Technology upgrades can make you more efficient, but is your customer still confused? With self-service tools and better communication, you can help them see the bigger picture.
Up and down the country, people complain about how processes are “broken”. From buying a house or car, to insuring a bicycle, applying for a credit card, or even buying things online, processes are allegedly broken. The reality is that, yes, many processes need bringing up to date. Some are tired and creaking, understaffed and under-managed (as well as beset with inexperience), reliant on antique regulation, open to corruption by bad actors, or laboriously and mind-numbingly slow. But broken? Perhaps not. I would argue that the primary reason for many people’s frustrations about seemingly broken processes is that expectations are high and communication is poor.
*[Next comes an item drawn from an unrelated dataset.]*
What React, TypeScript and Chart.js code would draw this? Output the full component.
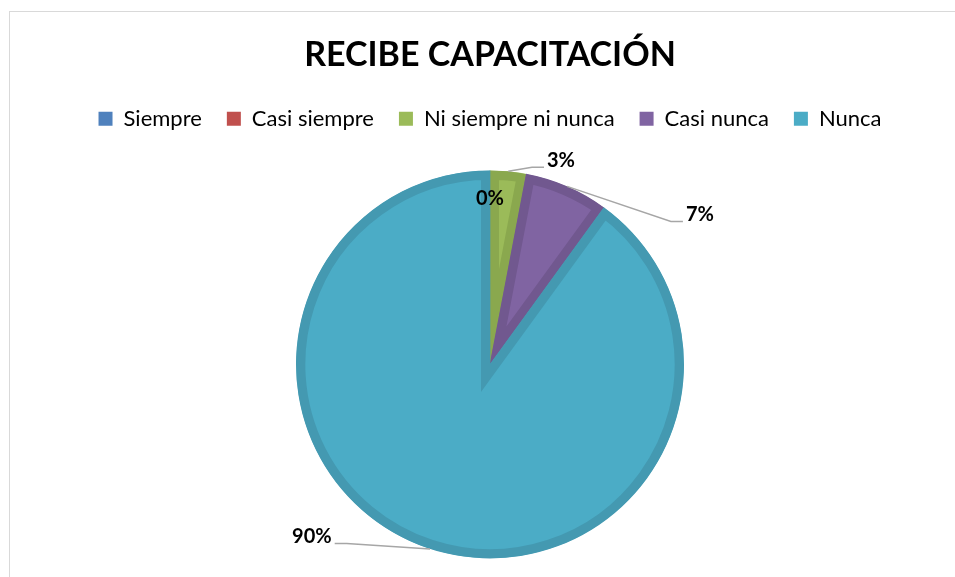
import React, { useEffect, useRef } from "react";
import { Chart, registerables, layouts } from "chart.js";

Chart.register(...registerables);

const chartTitle = "RECIBE CAPACITACIÓN";
const categories = ["Siempre", "Casi siempre", "Ni siempre ni nunca", "Casi nunca", "Nunca"];
const percentages = [0, 0, 3, 7, 90];
const fillColors = ["#4F81BD", "#C0504D", "#9BBB59", "#8064A2", "#4BACC6"];
const edgeColors = ["#3F6CA3", "#A8423F", "#8AA84E", "#71588F", "#4499B1"];

const FONT = "Lato";

// label centre offsets relative to pie centre, in units of radius; third item = draw leader
const labelOffsets: [number, number, boolean][] = [
  [0, -0.856, false],
  [0, -0.856, false],
  [0.366, -1.052, true],
  [1.082, -0.773, true],
  [-0.918, 0.887, true],
];

const framePlugin = {
  id: "frame",
  beforeDraw(chart: any) {
    const ctx = chart.ctx;
    ctx.save();
    ctx.fillStyle = "#ffffff";
    ctx.fillRect(0, 0, chart.width, chart.height);
    ctx.strokeStyle = "#D9D9D9";
    ctx.lineWidth = 1;
    ctx.strokeRect(9.5, 11.5, chart.width + 20, chart.height + 20);
    ctx.restore();
  },
};

// empty layout box between legend and pie
const spacerPlugin = {
  id: "spacer",
  beforeInit(chart: any) {
    const box: any = {
      position: "top",
      weight: 0,
      fullSize: true,
      options: {},
      top: 0,
      left: 0,
      right: 0,
      bottom: 0,
      width: 0,
      height: 0,
      update(maxWidth: number) {
        this.width = maxWidth;
        this.height = 12;
      },
      isHorizontal() {
        return true;
      },
      getPadding() {
        return { top: 0, left: 0, right: 0, bottom: 0 };
      },
      draw() {},
    };
    layouts.addBox(chart, box);
  },
};

const labelPlugin = {
  id: "sliceLabels",
  afterDatasetsDraw(chart: any) {
    const meta = chart.getDatasetMeta(0);
    const ctx = chart.ctx;
    const drawn = new Set<string>();
    ctx.save();
    ctx.font = `bold 20px ${FONT}`;
    ctx.textAlign = "center";
    ctx.textBaseline = "middle";
    meta.data.forEach((arc: any, i: number) => {
      const off = labelOffsets[i];
      if (!off) return;
      const { x, y, startAngle, endAngle, outerRadius } = arc.getProps(
        ["x", "y", "startAngle", "endAngle", "outerRadius"],
        true
      );
      const text = `${percentages[i]}%`;
      const lx = x + off[0] * outerRadius;
      const ly = y + off[1] * outerRadius;
      const key = `${text}_${Math.round(lx)}_${Math.round(ly)}`;
      if (drawn.has(key)) return;
      drawn.add(key);
      const w = ctx.measureText(text).width;
      if (off[2]) {
        const mid = (startAngle + endAngle) / 2;
        const ax = x + Math.cos(mid) * outerRadius;
        const ay = y + Math.sin(mid) * outerRadius;
        const side = lx > x ? -1 : 1;
        const endX = lx + side * (w / 2 + 3);
        const lineY = ly + 7;
        const elbowX = endX + side * 12;
        ctx.strokeStyle = "#A6A6A6";
        ctx.lineWidth = 1.5;
        ctx.beginPath();
        ctx.moveTo(ax, ay);
        ctx.lineTo(elbowX, lineY);
        ctx.lineTo(endX, lineY);
        ctx.stroke();
      }
      ctx.fillStyle = "#000000";
      ctx.fillText(text, lx, ly);
    });
    ctx.restore();
  },
};

function PieChart() {
  const canvasRef = useRef<HTMLCanvasElement | null>(null);

  useEffect(() => {
    if (!canvasRef.current) return;
    const chart = new Chart(canvasRef.current, {
      type: "pie",
      data: {
        labels: categories,
        datasets: [
          {
            data: percentages,
            backgroundColor: fillColors,
            borderColor: edgeColors,
            borderWidth: 9,
            borderAlign: "inner",
            borderJoinStyle: "miter",
            radius: 194,
          } as any,
        ],
      },
      options: {
        responsive: false,
        animation: false,
        layout: { padding: { left: 40, right: 15, top: 0, bottom: 0 } },
        plugins: {
          title: {
            display: true,
            text: chartTitle,
            color: "#000000",
            font: { family: FONT, size: 34, weight: "bold" },
            padding: { top: 35, bottom: 7 },
          },
          legend: {
            display: true,
            position: "top",
            labels: {
              boxWidth: 14,
              boxHeight: 14,
              padding: 25,
              color: "#000000",
              font: { family: FONT, size: 22 },
              generateLabels: () =>
                categories.map((c, i) => ({
                  text: c,
                  fillStyle: fillColors[i],
                  strokeStyle: fillColors[i],
                  lineWidth: 0,
                  hidden: false,
                  index: i,
                })),
            },
          },
          tooltip: { enabled: false },
        },
      } as any,
      plugins: [framePlugin, spacerPlugin, labelPlugin],
    });
    return () => chart.destroy();
  }, []);

  return <canvas ref={canvasRef} width={955} height={577} style={{ display: "block" }} />;
}

export default function App() {
  return (
    <div style={{ position: "absolute", left: 0, top: 0, width: 955, height: 577, background: "#fff" }}>
      <PieChart />
    </div>
  );
}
Remember that old nugget about the word “assume”? It will make an ass out of you and me. I first heard it in the 1990s, and groaned at it then as I do now. I’ve strangely come to respect and admire it for its simplicity, largely because we continue to ignore it. People make assumptions all the time, especially in financial services. A bank will assume we understand what adjustable-rate mortgages are, as well as amortisation and annual percentage yield (and I’m only in ‘A’). Some institutions love to befuddle us with self-important acronyms such as ATM (why not cash machine, which is what the rest of us call it?). Self-important terminology serves only to complicate things for ordinary folk unaccustomed to corporate language.
The worst part of this scenario is the assumption that customers will know at what stage of the process amortisation becomes important. Nobody thought to tell them. The process went uncommunicated, and the customer was left uninformed and possibly out of pocket. This is a familiar scenario across many industries, and something I’ve had a lot of personal experience with.
Is there a solution? To slow, creaking, understaffed processes … yes. They may not be easy fixes because they’re often run by lumbering dinosaurs, old technology infrastructures, and archaic regulation. But can communication be fixed sooner? Yes.
Help customers make better financial decisions
We are living in an era of advanced communication technology. We can FaceTime from the UK to New Zealand in a heartbeat. We can travel abroad and our phones will connect to the nearest partner network for instant reception. However, when it comes to corporate situations, many organisations have been slow in adopting better communication practices around available technology. Yet, the main issue isn’t necessarily the technology itself, but rather how it’s used.
Let’s look at that house-buying scenario, for instance. While the complicated process continues – of going from selling with an estate agent, to conveyancing, surveying, searches, and the rest of it – the reason each stage gets stuck in the mud is lack of information communicated to the customer at each stage of the process. Some firms are doing better than others by having secure document upload environments, where you can share docs with solicitors. But what if you didn’t know which doc to upload in the first place? Assumption rears its ugly head at most stages of the house-moving process, when a simple joined-up process would be the best option for the customer.
Imagine the customer has a dashboard with the various stages of moving house illustrated simply, with self-service functionality built in, so that dealing with estate agents, mortgage brokers, banks, solicitors and so on, was all in one place. Important financial decisions often leave customers confused about what their options are. With the ability to see the bigger picture, and the pieces of the puzzle that complete the picture, customers can make better judgement calls over their financial (and legal!) situation.
We helped DF Capital with self-serve capabilities
While automation is fast becoming the go-to technology for making processes lean, the ability to provide communication to customers shouldn’t be ignored. It’s still arguably the most important facet of providing services. It means too much to organisations’ bottom lines to be neglected. For instance, “74% of people have stopped dealing with a company and moved to a competitor due to feeling the company was disorganised”. This is a statistic based on perception, not experience. It’s an incredibly high number, and if it doesn’t compel you to improve how you deal with customers, I don’t know what will.
From bolstering lines of communication to offering more complex and useful self-service functionality, there’s much to improve and achieve. We have our own example to share, where we helped DF Capital create frictionless self-serve digital capabilities, so its customers could make more informed decisions. It’s proof positive that financial institutions are embracing the challenge.
Automated processes will play their part in empowering customers to make better decisions, but unless organisations take the opportunity to apply wisdom in other areas, communication will still suffer.
The key to overall success is letting technology free up resources to help elsewhere. If that happens to be communicating with the customer as they go through a complicated financial scenario, that’s the win-win we’re all looking for. If we continue to make assumptions about how much someone should understand, while we talk in a foreign, mysterious financial language, 74% of people will consider their options. And that could be the lose-lose we’re all trying to avoid.